[begin SOURCE EXCERPT]
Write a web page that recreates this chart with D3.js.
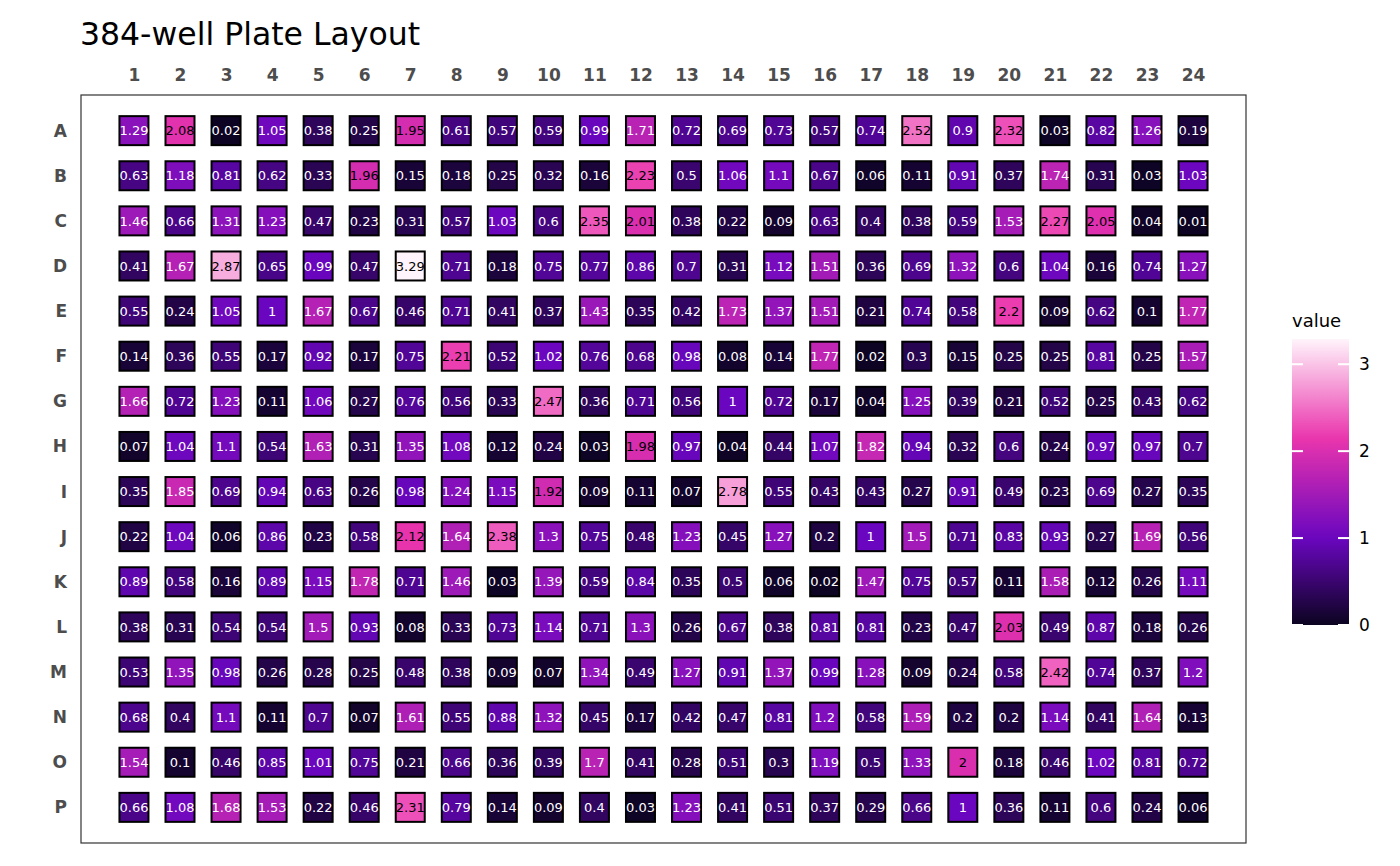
<!DOCTYPE html>
<html>
<head>
<meta charset="utf-8">
<script src="https://cdn.jsdelivr.net/npm/d3@7"></script>
<style>
  body { margin: 0; background: #fff; }
  svg { font-family: "DejaVu Sans", sans-serif; }
</style>
</head>
<body>
<div id="chart"></div>
<script>
// Plate rows and columns
const rows = ["A","B","C","D","E","F","G","H","I","J","K","L","M","N","O","P"];
const cols = d3.range(1, 25);

// Well values, one array per row (columns 1..24)
const rowA = [1.29,2.08,0.02,1.05,0.38,0.25,1.95,0.61,0.57,0.59,0.99,1.71,0.72,0.69,0.73,0.57,0.74,2.52,0.9,2.32,0.03,0.82,1.26,0.19];
const rowB = [0.63,1.18,0.81,0.62,0.33,1.96,0.15,0.18,0.25,0.32,0.16,2.23,0.5,1.06,1.1,0.67,0.06,0.11,0.91,0.37,1.74,0.31,0.03,1.03];
const rowC = [1.46,0.66,1.31,1.23,0.47,0.23,0.31,0.57,1.03,0.6,2.35,2.01,0.38,0.22,0.09,0.63,0.4,0.38,0.59,1.53,2.27,2.05,0.04,0.01];
const rowD = [0.41,1.67,2.87,0.65,0.99,0.47,3.29,0.71,0.18,0.75,0.77,0.86,0.7,0.31,1.12,1.51,0.36,0.69,1.32,0.6,1.04,0.16,0.74,1.27];
const rowE = [0.55,0.24,1.05,1,1.67,0.67,0.46,0.71,0.41,0.37,1.43,0.35,0.42,1.73,1.37,1.51,0.21,0.74,0.58,2.2,0.09,0.62,0.1,1.77];
const rowF = [0.14,0.36,0.55,0.17,0.92,0.17,0.75,2.21,0.52,1.02,0.76,0.68,0.98,0.08,0.14,1.77,0.02,0.3,0.15,0.25,0.25,0.81,0.25,1.57];
const rowG = [1.66,0.72,1.23,0.11,1.06,0.27,0.76,0.56,0.33,2.47,0.36,0.71,0.56,1,0.72,0.17,0.04,1.25,0.39,0.21,0.52,0.25,0.43,0.62];
const rowH = [0.07,1.04,1.1,0.54,1.63,0.31,1.35,1.08,0.12,0.24,0.03,1.98,0.97,0.04,0.44,1.07,1.82,0.94,0.32,0.6,0.24,0.97,0.97,0.7];
const rowI = [0.35,1.85,0.69,0.94,0.63,0.26,0.98,1.24,1.15,1.92,0.09,0.11,0.07,2.78,0.55,0.43,0.43,0.27,0.91,0.49,0.23,0.69,0.27,0.35];
const rowJ = [0.22,1.04,0.06,0.86,0.23,0.58,2.12,1.64,2.38,1.3,0.75,0.48,1.23,0.45,1.27,0.2,1,1.5,0.71,0.83,0.93,0.27,1.69,0.56];
const rowK = [0.89,0.58,0.16,0.89,1.15,1.78,0.71,1.46,0.03,1.39,0.59,0.84,0.35,0.5,0.06,0.02,1.47,0.75,0.57,0.11,1.58,0.12,0.26,1.11];
const rowL = [0.38,0.31,0.54,0.54,1.5,0.93,0.08,0.33,0.73,1.14,0.71,1.3,0.26,0.67,0.38,0.81,0.81,0.23,0.47,2.03,0.49,0.87,0.18,0.26];
const rowM = [0.53,1.35,0.98,0.26,0.28,0.25,0.48,0.38,0.09,0.07,1.34,0.49,1.27,0.91,1.37,0.99,1.28,0.09,0.24,0.58,2.42,0.74,0.37,1.2];
const rowN = [0.68,0.4,1.1,0.11,0.7,0.07,1.61,0.55,0.88,1.32,0.45,0.17,0.42,0.47,0.81,1.2,0.58,1.59,0.2,0.2,1.14,0.41,1.64,0.13];
const rowO = [1.54,0.1,0.46,0.85,1.01,0.75,0.21,0.66,0.36,0.39,1.7,0.41,0.28,0.51,0.3,1.19,0.5,1.33,2,0.18,0.46,1.02,0.81,0.72];
const rowP = [0.66,1.08,1.68,1.53,0.22,0.46,2.31,0.79,0.14,0.09,0.4,0.03,1.23,0.41,0.51,0.37,0.29,0.66,1,0.36,0.11,0.6,0.24,0.06];
const plateValues = [rowA,rowB,rowC,rowD,rowE,rowF,rowG,rowH,rowI,rowJ,rowK,rowL,rowM,rowN,rowO,rowP];

const legendTicks = [0, 1, 2, 3];

const width = 1400, height = 866;
const panel = {left: 81, right: 1246, top: 95, bottom: 843};

const wells = rows.flatMap((r, i) => cols.map((c, j) => ({row: r, col: c, value: plateValues[i][j]})));
const maxValue = d3.max(wells, d => d.value);

const x = d3.scalePoint().domain(cols).range([panel.left, panel.right]).padding(1.15);
const y = d3.scalePoint().domain(rows).range([panel.top, panel.bottom]).padding(0.79);

const color = d3.scaleLinear()
    .domain([0, 1, 2.15, maxValue])
    .range(["#0b0420", "#6a06bf", "#ea35ad", "#fff4fb"])
    .interpolate(d3.interpolateRgb);

const svg = d3.select("#chart").append("svg")
    .attr("width", width)
    .attr("height", height)
    .attr("viewBox", [0, 0, width, height]);

// Title
svg.append("text")
    .attr("x", 80)
    .attr("y", 45)
    .attr("font-size", 31.5)
    .attr("fill", "#000")
    .text("384-well Plate Layout");

// Panel border
svg.append("rect")
    .attr("x", panel.left)
    .attr("y", panel.top)
    .attr("width", panel.right - panel.left)
    .attr("height", panel.bottom - panel.top)
    .attr("fill", "none")
    .attr("stroke", "#333")
    .attr("stroke-width", 1.2);

// Column labels (top)
svg.append("g")
    .attr("transform", `translate(0,${panel.top - 14})`)
    .call(d3.axisTop(x).tickSize(0).tickPadding(0))
    .call(g => g.select(".domain").remove())
    .call(g => g.selectAll(".tick text")
        .attr("font-family", "DejaVu Sans")
        .attr("font-size", 17)
        .attr("font-weight", "bold")
        .attr("fill", "#4d4d4d"));

// Row labels (left)
svg.append("g")
    .attr("transform", `translate(${panel.left - 14},0)`)
    .call(d3.axisLeft(y).tickSize(0).tickPadding(0))
    .call(g => g.select(".domain").remove())
    .call(g => g.selectAll(".tick text")
        .attr("font-family", "DejaVu Sans")
        .attr("font-size", 17)
        .attr("font-weight", "bold")
        .attr("fill", "#4d4d4d"));

// Wells
const tile = 29;
const cells = svg.append("g").selectAll("g")
    .data(wells)
    .join("g")
    .attr("transform", d => `translate(${x(d.col)},${y(d.row)})`);

cells.append("rect")
    .attr("x", -tile / 2)
    .attr("y", -tile / 2)
    .attr("width", tile)
    .attr("height", tile)
    .attr("fill", d => color(d.value))
    .attr("stroke", "#000")
    .attr("stroke-width", 2);

cells.append("text")
    .attr("text-anchor", "middle")
    .attr("dy", "0.36em")
    .attr("font-size", 13)
    .attr("fill", d => d.value >= 1.9 ? "#000" : "#fff")
    .text(d => d3.format("~g")(d.value));

// Legend
const lg = {x: 1292, w: 57, top: 339, bottom: 625};
const ly = d3.scaleLinear().domain([0, maxValue]).range([lg.bottom, lg.top]);

const defs = svg.append("defs");
const grad = defs.append("linearGradient")
    .attr("id", "legend-grad")
    .attr("x1", 0).attr("y1", 1).attr("x2", 0).attr("y2", 0);
grad.selectAll("stop")
    .data(d3.range(0, 1.0001, 0.05))
    .join("stop")
    .attr("offset", t => t)
    .attr("stop-color", t => color(t * maxValue));

svg.append("text")
    .attr("x", lg.x)
    .attr("y", 327)
    .attr("font-size", 18)
    .attr("fill", "#000")
    .text("value");

svg.append("rect")
    .attr("x", lg.x)
    .attr("y", lg.top)
    .attr("width", lg.w)
    .attr("height", lg.bottom - lg.top)
    .attr("fill", "url(#legend-grad)");

const lt = svg.append("g").selectAll("g")
    .data(legendTicks)
    .join("g")
    .attr("transform", d => `translate(0,${ly(d)})`);

lt.append("line")
    .attr("x1", lg.x).attr("x2", lg.x + 11)
    .attr("stroke", "#fff").attr("stroke-width", 2);
lt.append("line")
    .attr("x1", lg.x + lg.w - 11).attr("x2", lg.x + lg.w)
    .attr("stroke", "#fff").attr("stroke-width", 2);
lt.append("text")
    .attr("x", lg.x + lg.w + 10)
    .attr("dy", "0.36em")
    .attr("font-size", 17)
    .attr("fill", "#000")
    .text(d => d);
</script>
</body>
</html>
[end SOURCE EXCERPT]
# DIRECTIONS
Please quote the lines of the material, beginning with the first and ending with the one that contains "const cols = d3.range(1, 25);", exactly as written and without any pictures.

# TASK OUTPUT
Write a web page that recreates this chart with D3.js.
<!DOCTYPE html>
<html>
<head>
<meta charset="utf-8">
<script src="https://cdn.jsdelivr.net/npm/d3@7"></script>
<style>
  body { margin: 0; background: #fff; }
  svg { font-family: "DejaVu Sans", sans-serif; }
</style>
</head>
<body>
<div id="chart"></div>
<script>
// Plate rows and columns
const rows = ["A","B","C","D","E","F","G","H","I","J","K","L","M","N","O","P"];
const cols = d3.range(1, 25);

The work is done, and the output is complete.